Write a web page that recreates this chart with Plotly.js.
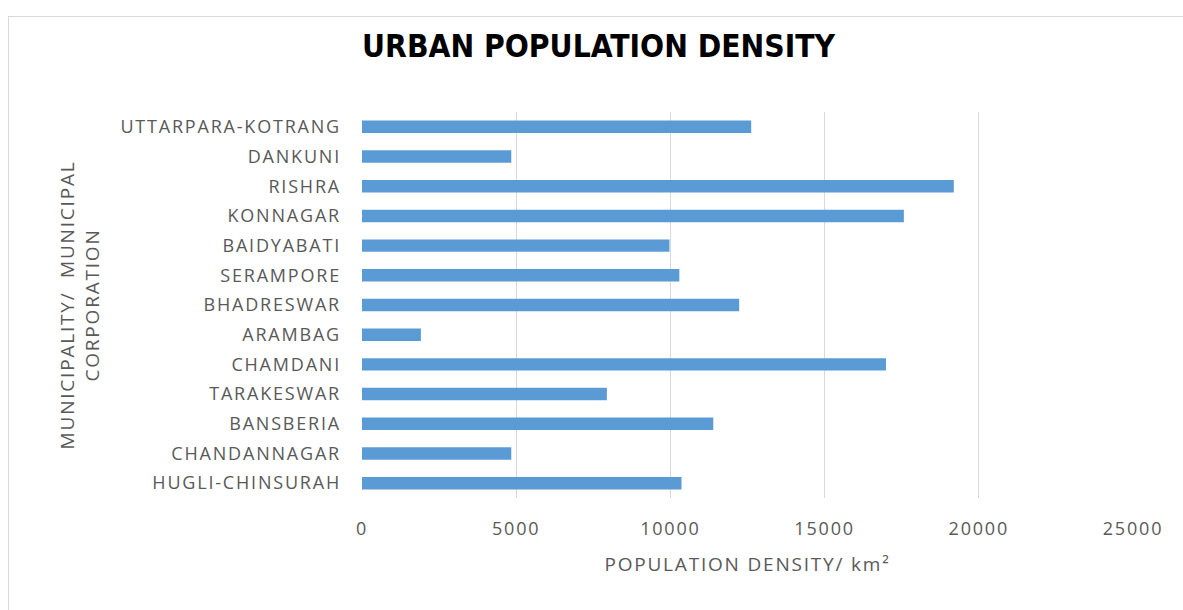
<!DOCTYPE html>
<html>
<head>
<meta charset="utf-8">
<script src="https://cdn.plot.ly/plotly-3.0.1.min.js"></script>
<style>
  html, body { margin: 0; padding: 0; background: #ffffff; }
  #frame { position: absolute; left: 8px; top: 16px; width: 1190px; height: 610px; border: 1px solid #d9d9d9; box-sizing: border-box; }
  #chart { position: absolute; left: 0; top: 0; width: 1183px; height: 610px; }
  #chart .ytick text, #chart .xtick text, #chart .g-xtitle text, #chart .g-ytitle text { letter-spacing: 1.8px; }
</style>
</head>
<body>
<div id="frame"></div>
<div id="chart"></div>
<script>
// Categories listed bottom to top (as drawn on the y axis)
const municipalities = [
  "HUGLI-CHINSURAH",
  "CHANDANNAGAR",
  "BANSBERIA",
  "TARAKESWAR",
  "CHAMDANI",
  "ARAMBAG",
  "BHADRESWAR",
  "SERAMPORE",
  "BAIDYABATI",
  "KONNAGAR",
  "RISHRA",
  "DANKUNI",
  "UTTARPARA-KOTRANG"
];
const densityPerKm2 = [10360, 4840, 11390, 7940, 16990, 1910, 12230, 10290, 9970, 17570, 19190, 4840, 12620];
const xTickValues = [0, 5000, 10000, 15000, 20000, 25000];

const textFont = "'Open Sans', 'Noto Sans', sans-serif";
const textColor = "#595959";

const trace = {
  type: "bar",
  orientation: "h",
  x: densityPerKm2,
  y: municipalities,
  marker: { color: "#5b9bd5", line: { width: 0 } },
  hoverinfo: "x+y"
};

const layout = {
  width: 1183,
  height: 610,
  paper_bgcolor: "rgba(0,0,0,0)",
  plot_bgcolor: "rgba(0,0,0,0)",
  margin: { l: 362, r: 50, t: 112, b: 112 },
  bargap: 0.58,
  showlegend: false,
  title: {
    text: "<b>URBAN POPULATION DENSITY</b>",
    x: 0.506, xref: "container", xanchor: "center",
    y: 0.924, yref: "container", yanchor: "middle",
    font: { family: "'Liberation Sans Narrow', 'DejaVu Sans Condensed', 'Roboto', sans-serif", size: 31.5, color: "#000000" }
  },
  xaxis: {
    range: [0, 25000],
    tickvals: xTickValues,
    ticktext: xTickValues.map(String),
    showgrid: true,
    gridcolor: "#d9d9d9",
    gridwidth: 1,
    zeroline: false,
    showline: false,
    ticks: "",
    ticklabelstandoff: 18,
    tickfont: { family: textFont, size: 18, color: textColor },
    title: {
      text: "POPULATION DENSITY/ km²",
      standoff: 18,
      font: { family: textFont, size: 19, color: textColor }
    },
    automargin: false
  },
  yaxis: {
    type: "category",
    categoryorder: "array",
    categoryarray: municipalities,
    showgrid: false,
    zeroline: false,
    showline: false,
    ticks: "",
    ticklabelstandoff: 20,
    tickfont: { family: textFont, size: 18, color: textColor },
    title: {
      text: "MUNICIPALITY/  MUNICIPAL<br>CORPORATION",
      standoff: 46,
      font: { family: textFont, size: 19, color: textColor }
    },
    automargin: false
  }
};

Plotly.newPlot("chart", [trace], layout, { displayModeBar: false });
</script>
</body>
</html>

● ● ●

→ BRIEF: Restate the whole of the material word for word without the pictures.

→ WORKED SOLUTION:
Write a web page that recreates this chart with Plotly.js.
<!DOCTYPE html>
<html>
<head>
<meta charset="utf-8">
<script src="https://cdn.plot.ly/plotly-3.0.1.min.js"></script>
<style>
  html, body { margin: 0; padding: 0; background: #ffffff; }
  #frame { position: absolute; left: 8px; top: 16px; width: 1190px; height: 610px; border: 1px solid #d9d9d9; box-sizing: border-box; }
  #chart { position: absolute; left: 0; top: 0; width: 1183px; height: 610px; }
  #chart .ytick text, #chart .xtick text, #chart .g-xtitle text, #chart .g-ytitle text { letter-spacing: 1.8px; }
</style>
</head>
<body>
<div id="frame"></div>
<div id="chart"></div>
<script>
// Categories listed bottom to top (as drawn on the y axis)
const municipalities = [
  "HUGLI-CHINSURAH",
  "CHANDANNAGAR",
  "BANSBERIA",
  "TARAKESWAR",
  "CHAMDANI",
  "ARAMBAG",
  "BHADRESWAR",
  "SERAMPORE",
  "BAIDYABATI",
  "KONNAGAR",
  "RISHRA",
  "DANKUNI",
  "UTTARPARA-KOTRANG"
];
const densityPerKm2 = [10360, 4840, 11390, 7940, 16990, 1910, 12230, 10290, 9970, 17570, 19190, 4840, 12620];
const xTickValues = [0, 5000, 10000, 15000, 20000, 25000];

const textFont = "'Open Sans', 'Noto Sans', sans-serif";
const textColor = "#595959";

const trace = {
  type: "bar",
  orientation: "h",
  x: densityPerKm2,
  y: municipalities,
  marker: { color: "#5b9bd5", line: { width: 0 } },
  hoverinfo: "x+y"
};

const layout = {
  width: 1183,
  height: 610,
  paper_bgcolor: "rgba(0,0,0,0)",
  plot_bgcolor: "rgba(0,0,0,0)",
  margin: { l: 362, r: 50, t: 112, b: 112 },
  bargap: 0.58,
  showlegend: false,
  title: {
    text: "<b>URBAN POPULATION DENSITY</b>",
    x: 0.506, xref: "container", xanchor: "center",
    y: 0.924, yref: "container", yanchor: "middle",
    font: { family: "'Liberation Sans Narrow', 'DejaVu Sans Condensed', 'Roboto', sans-serif", size: 31.5, color: "#000000" }
  },
  xaxis: {
    range: [0, 25000],
    tickvals: xTickValues,
    ticktext: xTickValues.map(String),
    showgrid: true,
    gridcolor: "#d9d9d9",
    gridwidth: 1,
    zeroline: false,
    showline: false,
    ticks: "",
    ticklabelstandoff: 18,
    tickfont: { family: textFont, size: 18, color: textColor },
    title: {
      text: "POPULATION DENSITY/ km²",
      standoff: 18,
      font: { family: textFont, size: 19, color: textColor }
    },
    automargin: false
  },
  yaxis: {
    type: "category",
    categoryorder: "array",
    categoryarray: municipalities,
    showgrid: false,
    zeroline: false,
    showline: false,
    ticks: "",
    ticklabelstandoff: 20,
    tickfont: { family: textFont, size: 18, color: textColor },
    title: {
      text: "MUNICIPALITY/  MUNICIPAL<br>CORPORATION",
      standoff: 46,
      font: { family: textFont, size: 19, color: textColor }
    },
    automargin: false
  }
};

Plotly.newPlot("chart", [trace], layout, { displayModeBar: false });
</script>
</body>
</html>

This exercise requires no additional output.